Qué diablos, al Giro le sangraba ahora el pico. Hereje el tuerto, señor. ¡Vaya la falta que le hacía el ojo ausente! Le llovió la plata como habas.


- ¡Diez pesos al Torcazo!


- ¡Cinco aquí!


- ¡Diez a ocho al tuerto!


- Está lindo pa´parar, caballeros; nada se ha visto hasta no ver todo -filosofó un viejo de ponchito hilachento, sabiendo que una riña es como taba al aire.


Todos estaban con la boca seca. Nadie pitaba. Los gallos se acorralaron a muerte.


Dos o tres topes más y alguno medio cloqueó ¿Cuál? No se supo bien al principio. El Giro acababa de perder el pico, y el otro, golpeado en el ojo bueno, estaba ciego....

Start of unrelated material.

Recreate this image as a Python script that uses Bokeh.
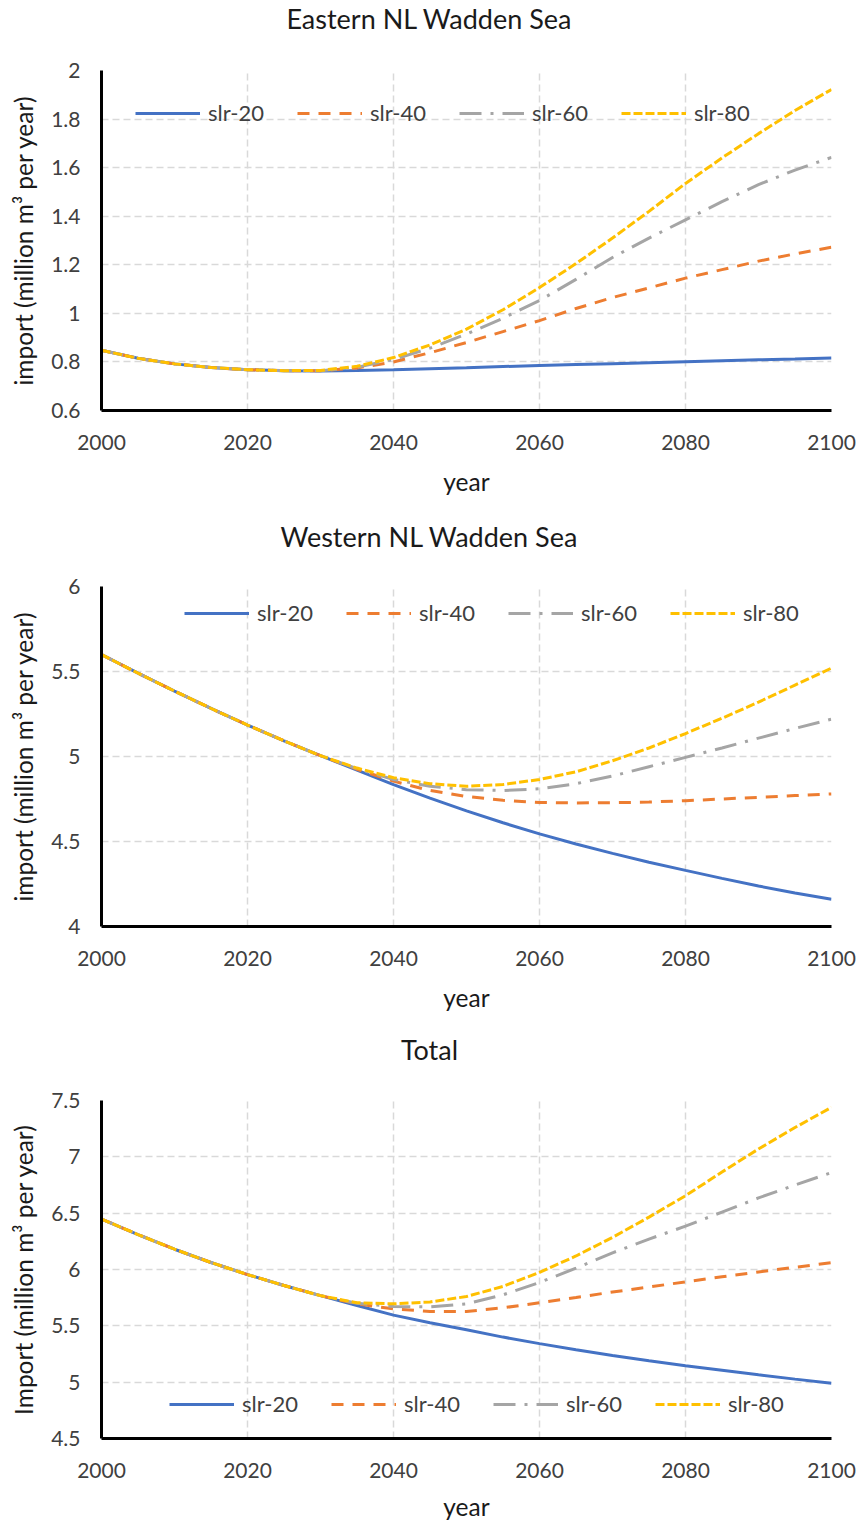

El asombro de la rueda ruideó como el viento.


- Silencio...


Cosa de diablo…


A alguno le borbollaba la garganta. ¿El Torcazo? Sacudió la cabeza con un cloqueo.


- Oh...degollao...¡Lo está ahogando la sangre !


En eso, sintiendo cerca el acezo del otro, se despabiló de golpe y, tambaleando a lo borracho, cintareó el último bote. Después se acostó despacito sobre sus patas y aflojó la cabeza, muerto. El vencedor, desfondado de heridas y casi ciego, miserable, espantoso, soberbio, lanzó su diana de victoria.

Fragmento del cuento de Luis Leopoldo Franco 1898/1968. El autor, en 1965, publicó en Argentina un libro sobre la Revolución Cubana titulado Espartaco en Cuba, dedicado a Ernesto "CHE" Guevara.